Things are a bit strange there, though. The people there can easily predict the future many years in advance (although they don't call it "predicting" but rather "gnirebmemer"), but even their best scientists can't remember what the weather was like more than a few days ago. (They call it "gnitciderp"). Instead of being born, people are dug up out of the ground, and the only way anyone can ever die is to be put inside their mother's body, where they gradually shrink down to a single cell and then, eventually, nothing.

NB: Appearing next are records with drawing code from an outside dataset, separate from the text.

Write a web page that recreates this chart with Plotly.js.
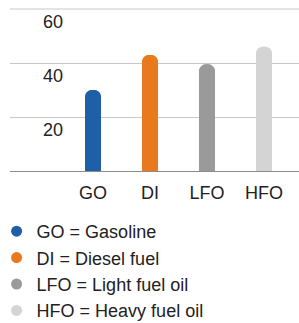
<!DOCTYPE html>
<html>
<head>
<meta charset="utf-8">
<script src="https://cdn.plot.ly/plotly-3.0.1.min.js"></script>
<style>html,body{margin:0;padding:0;background:#fff;}#chart{width:299px;height:323px;}</style>
</head>
<body>
<div id="chart"></div>
<script>
const categories = ["GO", "DI", "LFO", "HFO"];
const values = [30, 43, 39.5, 46];
const legendLabels = ["GO = Gasoline", "DI = Diesel fuel", "LFO = Light fuel oil", "HFO = Heavy fuel oil"];
const colors = ["#1f5fa8", "#e8791d", "#9a9a9a", "#d4d4d4"];
const yTicks = [20, 40, 60];

const traces = [
  {type: "bar", x: categories, y: values, marker: {color: colors}, width: 0.28, showlegend: false, hoverinfo: "skip"},
  {type: "bar", x: categories, y: values.map(v => -v), base: values, marker: {color: colors}, width: 0.28, showlegend: false, hoverinfo: "skip"}
];
legendLabels.forEach((name, i) => {
  traces.push({type: "scatter", mode: "markers", x: [null], y: [null], name: name, legendgroup: "g" + i,
    marker: {color: colors[i], size: 11, symbol: "circle"}});
});

const topTick = yTicks[yTicks.length - 1];
const layout = {
  width: 299, height: 323,
  margin: {l: 10, r: 0, t: 8, b: 152, autoexpand: false},
  paper_bgcolor: "#fff", plot_bgcolor: "#fff",
  font: {family: "Liberation Sans, Arial, sans-serif", size: 18, color: "#222"},
  barmode: "overlay",
  barcornerradius: 8,
  xaxis: {range: [-1.456, 3.614], showline: true, linecolor: "#8c8c8c", linewidth: 1,
    showgrid: false, zeroline: false, ticks: "", tickfont: {size: 18, color: "#222"},
    ticklabelstandoff: 5, fixedrange: true},
  yaxis: {range: [0, 60.37], tickvals: yTicks, ticktext: yTicks.map(String), showgrid: true,
    gridcolor: "#c8c8c8", gridwidth: 1, zeroline: false, showline: false, ticks: "",
    ticklabelposition: "inside", ticklabeloverflow: "allow", ticklabelstandoff: 30, ticklabelshift: 13,
    tickfont: {size: 18, color: "#222"}, fixedrange: true},
  shapes: [{type: "line", xref: "paper", yref: "y", x0: 0, x1: 1, y0: topTick, y1: topTick,
    line: {color: "#c8c8c8", width: 1}, layer: "above"}],
  showlegend: true,
  legend: {x: -0.0464, xanchor: "left", y: -0.2577, yanchor: "top", orientation: "v",
    font: {size: 18, color: "#222"}, bgcolor: "rgba(0,0,0,0)", borderwidth: 0,
    traceorder: "grouped", tracegroupgap: 0}
};
Plotly.newPlot("chart", traces, layout, {displayModeBar: false, staticPlot: true});
</script>
</body>
</html>
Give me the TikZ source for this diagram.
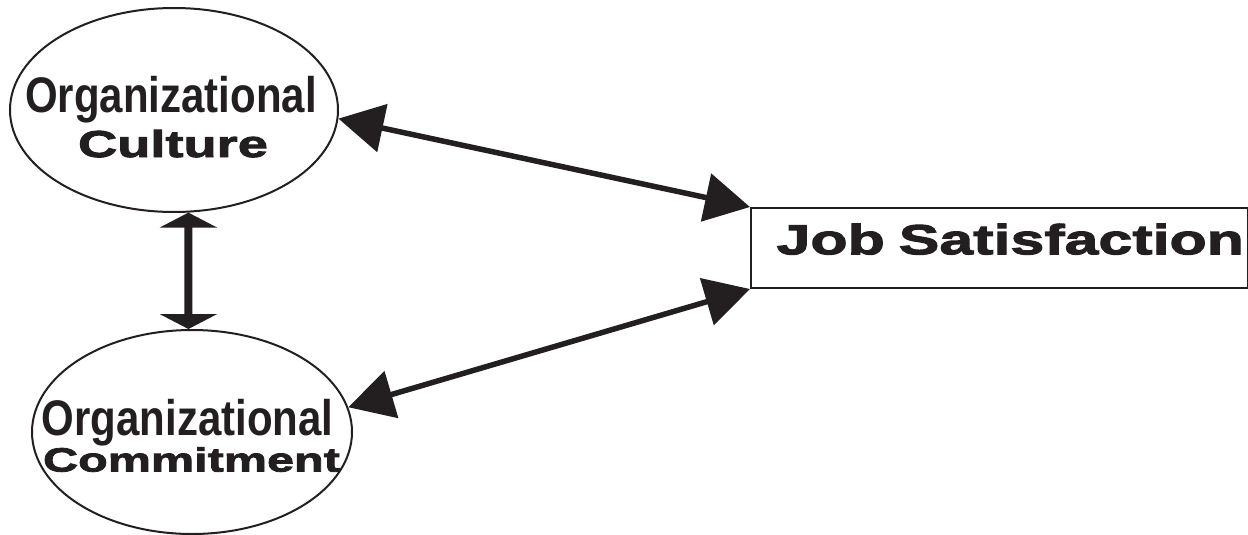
\documentclass[tikz,border=0pt]{standalone}
\usepackage{fontspec}
\usepackage{xcolor}
\definecolor{inkBlack}{RGB}{35,31,32}
\newfontfamily\narrowSans{Liberation Sans Bold}[FakeStretch=0.84]
\newfontfamily\wideSans{Liberation Sans Bold}[FakeStretch=1.45,FakeBold=2.6]
\usepackage{tikz}
\usetikzlibrary{arrows.meta,shapes.geometric}

\tikzset{
  ovalNode/.style={ellipse, draw=inkBlack, line width=2pt, inner sep=0pt,
    minimum width=328pt, minimum height=204pt},
  orgText/.style={font=\narrowSans\fontsize{50}{50}\selectfont, text=inkBlack,
    inner sep=0pt, anchor=base},
  wideText/.style={font=\wideSans\fontsize{#1}{#1}\selectfont, text=inkBlack,
    inner sep=0pt, anchor=base},
  jobBox/.style={rectangle, draw=inkBlack, line width=2pt, minimum width=497pt,
    minimum height=80pt, inner xsep=4pt, text width=489pt, align=right,
    text depth=18pt, font=\wideSans\fontsize{42}{42}\selectfont, text=inkBlack},
  twoWay/.style={{Triangle[length=45pt,width=48pt]}-{Triangle[length=45pt,width=48pt]},
    draw=inkBlack, line width=5.5pt},
  upDown/.style={{Triangle[length=15pt,width=57pt]}-{Triangle[length=15pt,width=57pt]},
    draw=inkBlack, line width=8pt}
}

\begin{document}
\begin{tikzpicture}[x=1pt,y=1pt]
  \useasboundingbox (0,0) rectangle (1248,-535);

  % the two constructs on the left
  \node[ovalNode] (culture) at (174,-110) {};
  \node[ovalNode, minimum width=320pt] (commit) at (192,-432) {};

  \node[orgText] (cultureTop) at ([shift={(-3,-3)}]culture.center) {Organizational};
  \node[wideText=37.4] (cultureBottom) at ([shift={(-1,-47)}]culture.center) {Culture};
  \node[orgText] (commitTop) at ([shift={(-4.5,-3)}]commit.center) {Organizational};
  \node[wideText=33.5] (commitBottom) at ([shift={(-0.5,-39.5)}]commit.center) {Commitment};

  % outcome
  \node[jobBox, anchor=north west] (job) at (750,-207) {Job Satisfaction};

  % links
  \draw[twoWay] (culture.-3) -- (job.north west);
  \draw[twoWay] (commit.9) -- (job.south west);
  \draw[upDown] (culture.-82) -- (commit.92);
\end{tikzpicture}
\end{document}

This world, of course, is our world, only with the direction of time reversed. On the level of atoms and photons, the laws of physics can be reversed in time, so in a sense this is a universe that really could exist. In a deeper sense it actually does exist, and we live in it. So it seems the second law is not necessary in order for the universe to exist, but rather, it's an empirical fact that we have to explain. The usual explanation is that the entropy is low at one end of time (the big bang) but not at the other, so it has to form a gradient between the two. (Though admittedly this does sound a bit circular when put that way.)
For further reading you can look into "the arrow of time" and "Loschmidt's paradox". Unfortunately the Wikipedia articles are not particularly well written, but with a bit of searching you should be able to find some good resources. If you want a book, I'd recommend "Time's Arrow and Archimedes' point" by Huw Price, although some of it's very technical and the cosmology parts are out of date now.